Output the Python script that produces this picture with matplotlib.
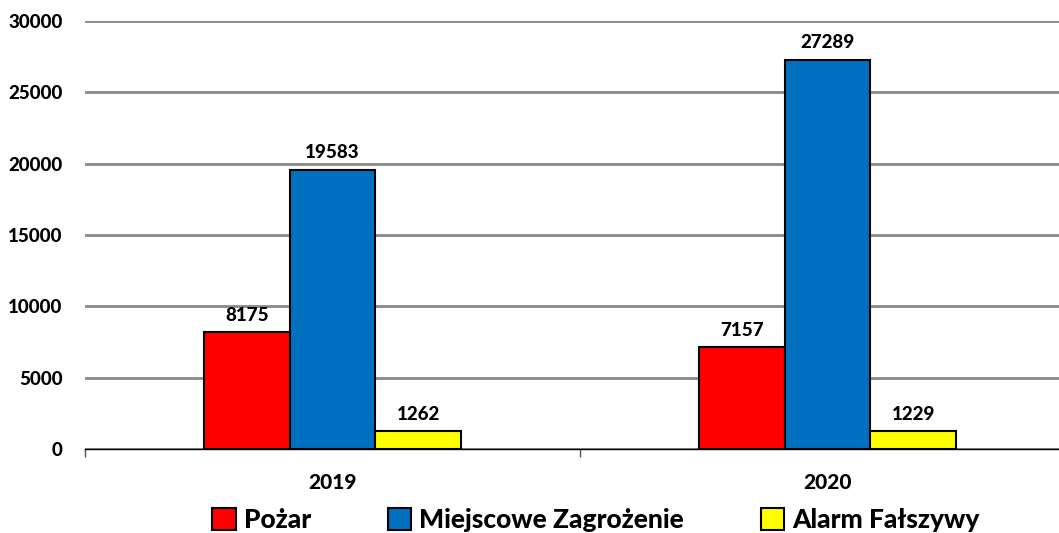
import matplotlib
matplotlib.use("Agg")
import matplotlib.pyplot as plt
import numpy as np

plt.rcParams['font.family'] = ['Lato', 'DejaVu Sans']
plt.rcParams['font.weight'] = 'black'

years = ["2019", "2020"]
series_names = ["Pożar", "Miejscowe Zagrożenie", "Alarm Fałszywy"]
pozar = [8175, 7157]
miejscowe = [19583, 27289]
alarm = [1262, 1229]
colors = ["#ff0000", "#0070c0", "#ffff00"]

fig = plt.figure(figsize=(10.59, 5.33), dpi=100)
W, H = 1059, 533
ax = fig.add_axes([85 / W, (H - 449) / H, (1075 - 85) / W, 428 / H])

x = np.arange(len(years))
bw = 0.173
handles = []
for i, (vals, col, name) in enumerate(zip([pozar, miejscowe, alarm], colors, series_names)):
    bars = ax.bar(x + (i - 1) * bw, vals, bw, color=col, edgecolor="black",
                  linewidth=1.5, label=name, zorder=3)
    handles.append(bars)
    for xb, v in zip(x + (i - 1) * bw, vals):
        ax.annotate(str(v), (xb, v), xytext=(0, 6), textcoords="offset points",
                    ha="center", va="bottom", fontsize=13.5, fontweight="black")

ax.set_xlim(-0.5, 1.5)
ax.set_ylim(0, 30000)
ax.set_yticks(np.arange(0, 30001, 5000))
ax.yaxis.grid(True, color="#898989", linewidth=2, zorder=0)
ax.set_axisbelow(True)
for s in ["left", "right", "top"]:
    ax.spines[s].set_visible(False)
ax.spines["bottom"].set_linewidth(1)
ax.tick_params(axis="y", length=0, pad=16, labelsize=13.5)
ax.set_xticks(x)
ax.set_xticklabels(years, fontsize=15, fontweight="black")
ax.tick_params(axis="x", length=0, pad=17)
ax.set_xticks([-0.5, 0.5, 1.5], minor=True)
ax.tick_params(axis="x", which="minor", length=6, color="#555555", width=1)
for lab in ax.get_yticklabels():
    lab.set_fontweight("black")

fig.legend(handles=handles, labels=series_names, loc="center", ncol=3,
           bbox_to_anchor=(596 / W, (H - 520) / H), frameon=False,
           handlelength=0.9, handleheight=0.9, handletextpad=0.3,
           columnspacing=2.9, prop={"weight": "black", "size": 19})

fig.savefig("out.png", dpi=100)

────

- _DIRECTIONS_: Give back exactly the lines from the first line of the data through the line with "ax = fig.add_axes([85", pictures excluded.

- _FULL SOLUTION_:
Output the Python script that produces this picture with matplotlib.
import matplotlib
matplotlib.use("Agg")
import matplotlib.pyplot as plt
import numpy as np

plt.rcParams['font.family'] = ['Lato', 'DejaVu Sans']
plt.rcParams['font.weight'] = 'black'

years = ["2019", "2020"]
series_names = ["Pożar", "Miejscowe Zagrożenie", "Alarm Fałszywy"]
pozar = [8175, 7157]
miejscowe = [19583, 27289]
alarm = [1262, 1229]
colors = ["#ff0000", "#0070c0", "#ffff00"]

fig = plt.figure(figsize=(10.59, 5.33), dpi=100)
W, H = 1059, 533
ax = fig.add_axes([85 / W, (H - 449) / H, (1075 - 85) / W, 428 / H])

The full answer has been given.